The 0.05 Threshold and Its Critics
The idea that a result is “statistically significant” if its p-value falls below 0.05 dates back more than a century. The original intent was modest: a p-value below 0.05 simply flagged a result as worth a closer look. It was never meant to be a stamp of scientific truth, but over decades it became exactly that in practice.
In 2016, the American Statistical Association took the unusual step of releasing a formal statement on p-values for the first time in its 177-year history. Among its six principles: scientific conclusions should not be based solely on whether a p-value passes a specific threshold, and the 0.05 cutoff is “conventional and arbitrary.” The statement urged researchers to look at effect sizes, confidence intervals, and the full context of a study rather than treating significance as a binary pass/fail verdict. Some researchers have since proposed lowering the threshold to 0.005 to reduce false positives, while others argue for abandoning fixed thresholds altogether.
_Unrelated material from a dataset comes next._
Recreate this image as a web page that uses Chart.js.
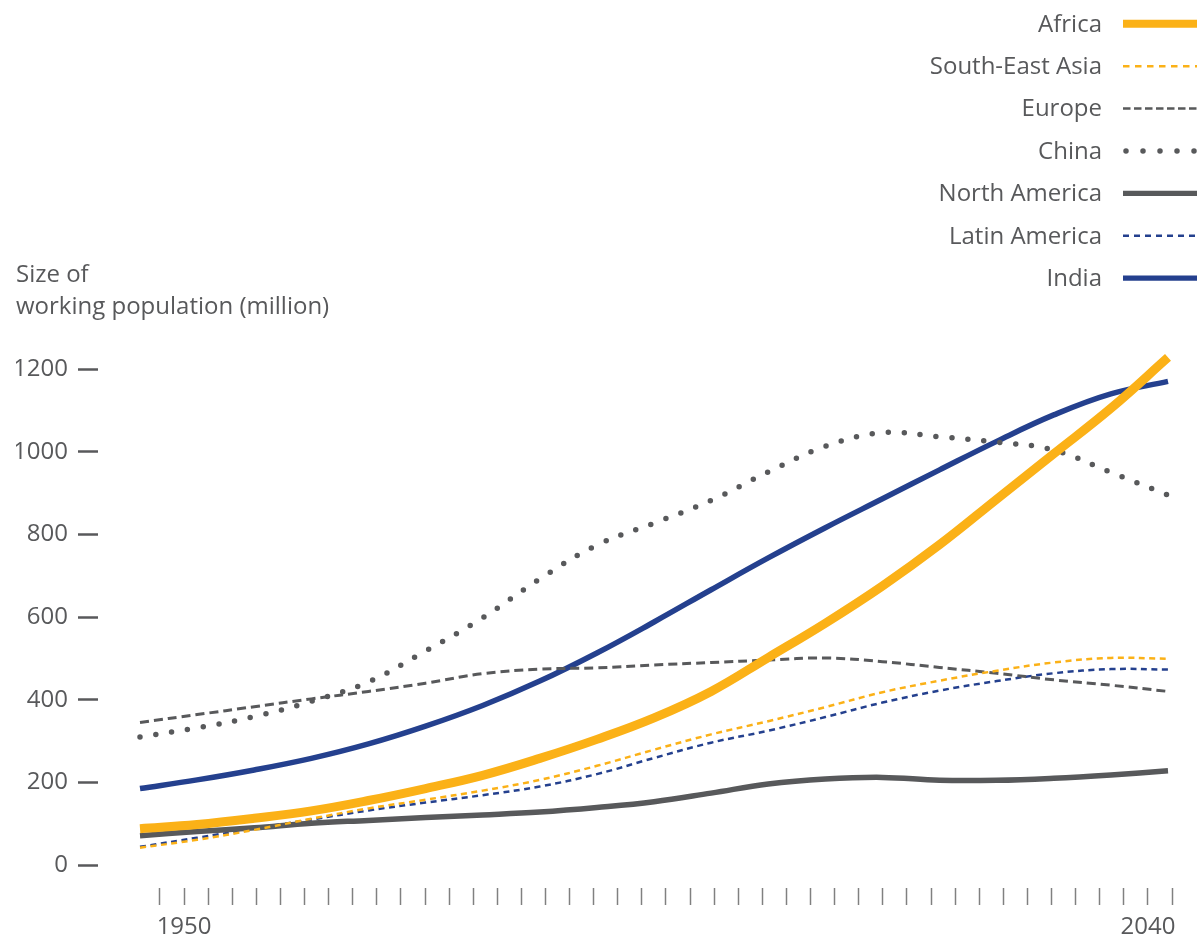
<!DOCTYPE html>
<html>
<head>
<meta charset="utf-8">
<title>Working population by region</title>
<script src="https://cdn.jsdelivr.net/npm/chart.js@4.4.0/dist/chart.umd.min.js"></script>
<style>
  html, body { margin: 0; padding: 0; background: #ffffff; }
  #wrap { width: 1204px; height: 944px; }
</style>
</head>
<body>
<div id="wrap"><canvas id="chart" width="1204" height="944"></canvas></div>
<script>
// Years sampled for every series
const years = [1950, 1955, 1960, 1965, 1970, 1975, 1980, 1985, 1990, 1995,
               2000, 2005, 2010, 2015, 2020, 2025, 2030, 2035, 2040];

// Working-age population, millions
const africa        = [88, 98, 113, 131, 156, 185, 217, 258, 304, 356, 420, 502, 585, 675, 775, 885, 995, 1105, 1228];
const southEastAsia = [42, 61, 85, 112, 137, 158, 180, 206, 240, 279, 316, 348, 382, 418, 446, 470, 490, 501, 499];
const europe        = [345, 364, 383, 402, 420, 440, 463, 474, 477, 484, 490, 496, 501, 492, 478, 464, 448, 435, 420];
const china         = [310, 332, 359, 396, 443, 518, 598, 692, 774, 827, 882, 951, 1013, 1046, 1036, 1023, 1004, 950, 895];
const northAmerica  = [71, 81, 90, 101, 108, 115, 121, 128, 139, 153, 174, 196, 208, 212, 205, 205, 210, 218, 228];
const latinAmerica  = [44, 66, 88, 110, 132, 151, 169, 190, 220, 259, 296, 325, 358, 393, 422, 445, 464, 474, 473];
const india         = [185, 206, 230, 258, 293, 336, 386, 445, 513, 588, 666, 743, 816, 886, 956, 1025, 1089, 1140, 1170];

// Axis ticks
const yTickValues = [0, 200, 400, 600, 800, 1000, 1200];
const xTickLabels = ['', '1950', '', '', '', '', '', '', '', '', '', '', '', '', '', '', '', '', '', '', '',
                     '', '', '', '', '', '', '', '', '', '', '', '', '', '', '', '', '', '', '', '', '2040', ''];

const titleLines = ['Size of', 'working population (million)'];

const YELLOW = '#fbb117';
const BLUE = '#24408e';
const GREY = '#58595b';
const TEXT = '#58595b';
const FONT = '"Open Sans", "Noto Sans", sans-serif';
const FONT_SIZE = 24;

const pairs = (values) => values.map((v, i) => ({ x: years[i], y: v }));

const series = (label, values, color, width, dash, cap) => ({
  label,
  data: pairs(values),
  borderColor: color,
  backgroundColor: color,
  borderWidth: width,
  borderDash: dash,
  borderCapStyle: cap,
  pointRadius: 0,
  pointHoverRadius: 0,
  fill: false,
  tension: 0.4,
  clip: false,
  xAxisID: 'x',
  yAxisID: 'y'
});

// Line samples for the key, one per series in dataset order
const keySamples = [
  { width: 8,   dash: [],         cap: 'butt'  },
  { width: 2.5, dash: [6.5, 5.5], cap: 'butt'  },
  { width: 2.5, dash: [7.5, 3.5], cap: 'butt'  },
  { width: 5.5, dash: [0, 17],    cap: 'round' },
  { width: 5.3, dash: [],         cap: 'butt'  },
  { width: 2.5, dash: [6, 5],     cap: 'butt'  },
  { width: 5.3, dash: [],         cap: 'butt'  }
];

// Axis title and key, drawn on the canvas from the chart's own datasets
const sideText = {
  id: 'sideText',
  afterDraw(chart) {
    const ctx = chart.ctx;
    ctx.save();
    ctx.font = `${FONT_SIZE}px ${FONT}`;
    ctx.fillStyle = TEXT;
    ctx.textBaseline = 'alphabetic';
    ctx.textAlign = 'left';
    titleLines.forEach((line, i) => ctx.fillText(line, 16, 282 + 32 * i));

    chart.data.datasets.forEach((ds, i) => {
      const base = 31.5 + 42.4 * i;
      const mid = base - 7.7;
      ctx.textAlign = 'right';
      ctx.fillStyle = TEXT;
      ctx.fillText(ds.label, 1102, base);
      const s = keySamples[i];
      ctx.beginPath();
      ctx.setLineDash(s.dash);
      ctx.lineWidth = s.width;
      ctx.lineCap = s.cap;
      ctx.strokeStyle = ds.borderColor;
      if (s.cap === 'round') {
        ctx.moveTo(1126, mid);
        ctx.lineTo(1194.5, mid);
      } else {
        ctx.moveTo(1123, mid);
        ctx.lineTo(1197, mid);
      }
      ctx.stroke();
    });
    ctx.restore();
  }
};

Chart.defaults.font.family = FONT;
Chart.defaults.font.size = FONT_SIZE;
Chart.defaults.color = TEXT;

new Chart(document.getElementById('chart'), {
  type: 'line',
  data: {
    datasets: [
      series('Africa', africa, YELLOW, 9, [], 'butt'),
      series('South-East Asia', southEastAsia, YELLOW, 2.5, [6, 4.5], 'butt'),
      series('Europe', europe, GREY, 3, [9, 5], 'butt'),
      series('China', china, GREY, 5.5, [0, 16], 'round'),
      series('North America', northAmerica, GREY, 5.5, [], 'butt'),
      series('Latin America', latinAmerica, BLUE, 2.5, [6, 4.5], 'butt'),
      series('India', india, BLUE, 5.5, [], 'butt')
    ]
  },
  options: {
    responsive: false,
    devicePixelRatio: 1,
    animation: false,
    events: [],
    layout: { padding: { top: 352.5, left: 16, right: 14, bottom: 0 } },
    plugins: {
      legend: { display: false },
      title: { display: false },
      tooltip: { enabled: false }
    },
    scales: {
      x: {
        type: 'linear',
        display: false,
        min: 1946.323,
        max: 2041.926
      },
      xt: {
        type: 'linear',
        position: 'bottom',
        min: -2.573,
        max: 42.747,
        afterBuildTicks: (scale) => {
          scale.ticks = xTickLabels.map((_, i) => ({ value: i }));
        },
        afterFit: (scale) => { scale.height = 56; },
        ticks: {
          autoSkip: false,
          maxRotation: 0,
          padding: 8,
          color: TEXT,
          callback: (value, index) => xTickLabels[index]
        },
        grid: {
          drawOnChartArea: false,
          drawTicks: true,
          tickLength: 17,
          tickColor: '#808080',
          tickWidth: 1.5
        },
        border: { display: false }
      },
      y: {
        type: 'linear',
        position: 'left',
        min: -55.6,
        max: 1240,
        afterBuildTicks: (scale) => {
          scale.ticks = yTickValues.map((v) => ({ value: v }));
        },
        afterFit: (scale) => { scale.width = 82; },
        ticks: {
          padding: 10,
          color: TEXT,
          callback: (value) => String(value)
        },
        grid: {
          drawOnChartArea: false,
          drawTicks: true,
          tickLength: 20,
          tickColor: GREY,
          tickWidth: 2.5
        },
        border: { display: false }
      }
    }
  },
  plugins: [sideText]
});
</script>
</body>
</html>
How to Reduce Statistical Error
You can’t eliminate statistical error, but several strategies shrink it to a manageable size.
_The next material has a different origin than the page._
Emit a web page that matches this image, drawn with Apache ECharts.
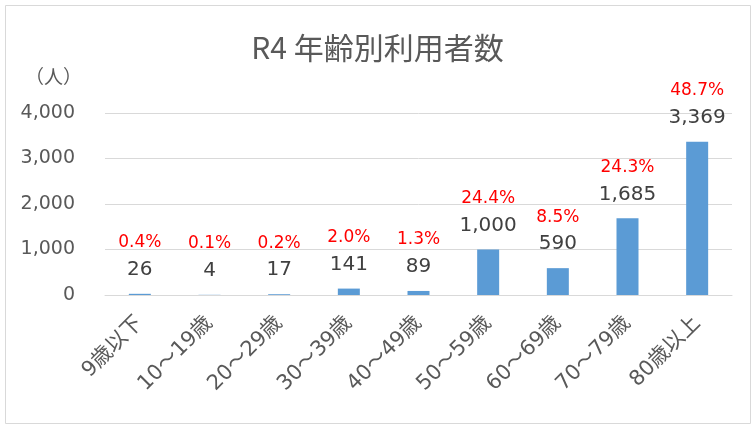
<!DOCTYPE html>
<html><head><meta charset="utf-8">
<script src="https://cdn.jsdelivr.net/npm/echarts@6/dist/echarts.min.js"></script>
<style>html,body{margin:0;padding:0;background:#fff}#c{width:755px;height:426px}</style>
</head><body><div id="c"></div>
<script>
const categories = ['9歳以下','10～19歳','20～29歳','30～39歳','40～49歳','50～59歳','60～69歳','70～79歳','80歳以上'];
const values = [26, 4, 17, 141, 89, 1000, 590, 1685, 3369];
const percents = ['0.4%','0.1%','0.2%','2.0%','1.3%','24.4%','8.5%','24.3%','48.7%'];
const yTicks = [0, 1000, 2000, 3000, 4000];

const FONT = '"Noto Sans CJK JP", "Noto Sans", sans-serif';
const NUMFONT = '"DejaVu Sans", "Noto Sans CJK JP", sans-serif';
const chart = echarts.init(document.getElementById('c'), null, {renderer: 'canvas'});
chart.setOption({
  animation: false,
  backgroundColor: '#fff',
  textStyle: {fontFamily: FONT},
  title: {
    text: 'R4 年齢別利用者数',
    left: 'center', top: 28,
    textStyle: {fontFamily: FONT, fontSize: 30, fontWeight: 'normal', color: '#595959'}
  },
  graphic: [
    {type: 'rect', shape: {x: 5.5, y: 5.5, width: 745, height: 418}, style: {fill: 'none', stroke: '#d9d9d9', lineWidth: 1}, silent: true},
    {type: 'text', left: 25, top: 67, style: {text: '（人）', fontFamily: FONT, fontSize: 19, fill: '#595959'}}
  ],
  grid: {left: 105, right: 23, top: 113, bottom: 131},
  xAxis: {
    type: 'category', data: categories,
    axisLine: {show: true, lineStyle: {color: '#d9d9d9', width: 1}},
    axisTick: {show: false},
    axisLabel: {rotate: 45, fontSize: 21, color: '#595959', fontFamily: NUMFONT, margin: 25, interval: 0}
  },
  yAxis: {
    type: 'value', min: yTicks[0], max: yTicks[yTicks.length - 1], interval: 1000,
    axisLine: {show: false}, axisTick: {show: false},
    splitLine: {lineStyle: {color: '#d9d9d9', width: 1}},
    axisLabel: {fontSize: 19, color: '#595959', fontFamily: NUMFONT, margin: 30,
      formatter: v => v.toLocaleString('en-US')}
  },
  series: [{
    type: 'bar', data: values, barWidth: 22,
    itemStyle: {color: '#5B9BD5'},
    label: {
      show: true, position: 'top', distance: 11,
      formatter: p => '{p|' + percents[p.dataIndex] + '}\n{v|' + p.value.toLocaleString('en-US') + '}',
      rich: {
        p: {fontSize: 17, color: '#FF0000', lineHeight: 28, fontFamily: NUMFONT},
        v: {fontSize: 20, color: '#404040', lineHeight: 26, fontFamily: NUMFONT}
      }
    }
  }]
});
</script></body></html>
The most direct lever is sample size. Larger samples produce smaller standard errors and tighter confidence intervals. This is why national health surveys recruit tens of thousands of participants while a pilot study might get by with a few dozen.
Stratified sampling divides the population into subgroups (by age, region, income, or whatever matters for the question at hand) and then samples from each subgroup in proportion. This ensures the sample mirrors the population’s composition instead of leaving it to chance. Systematic sampling, where you select every nth person from a list, can also improve consistency.
Randomization is the single most important defense against bias. When every member of the population has an equal chance of being selected, the sample is far less likely to be skewed in a particular direction. Weighted adjustments after data collection can also correct for known imbalances, such as when younger people are underrepresented because they were harder to reach.
For non-sampling errors, the strategies are more procedural: training interviewers to be neutral, pretesting survey questions for clarity, building quality checks into data entry, and following up with non-respondents. These steps don’t follow neat mathematical formulas, but they can prevent the kinds of systematic distortions that no amount of sample size can fix.
Bias vs. Variance in Predictions
When statistical error shows up in predictive modeling, it splits into two components: bias and variance. Bias is the error that comes from oversimplifying. If you try to predict housing prices using only square footage, your model will consistently miss factors like location and condition, producing estimates that are systematically off in one direction. Variance is the error that comes from overcomplicating. A model that’s too flexible will fit the quirks of one particular dataset beautifully but give wildly different predictions on new data.
Total prediction error is roughly the sum of bias and variance (plus irreducible noise from the real world). Reducing one tends to increase the other. A simple model has high bias and low variance; a complex model has low bias and high variance. Finding the sweet spot between them is one of the central challenges in machine learning and applied statistics alike.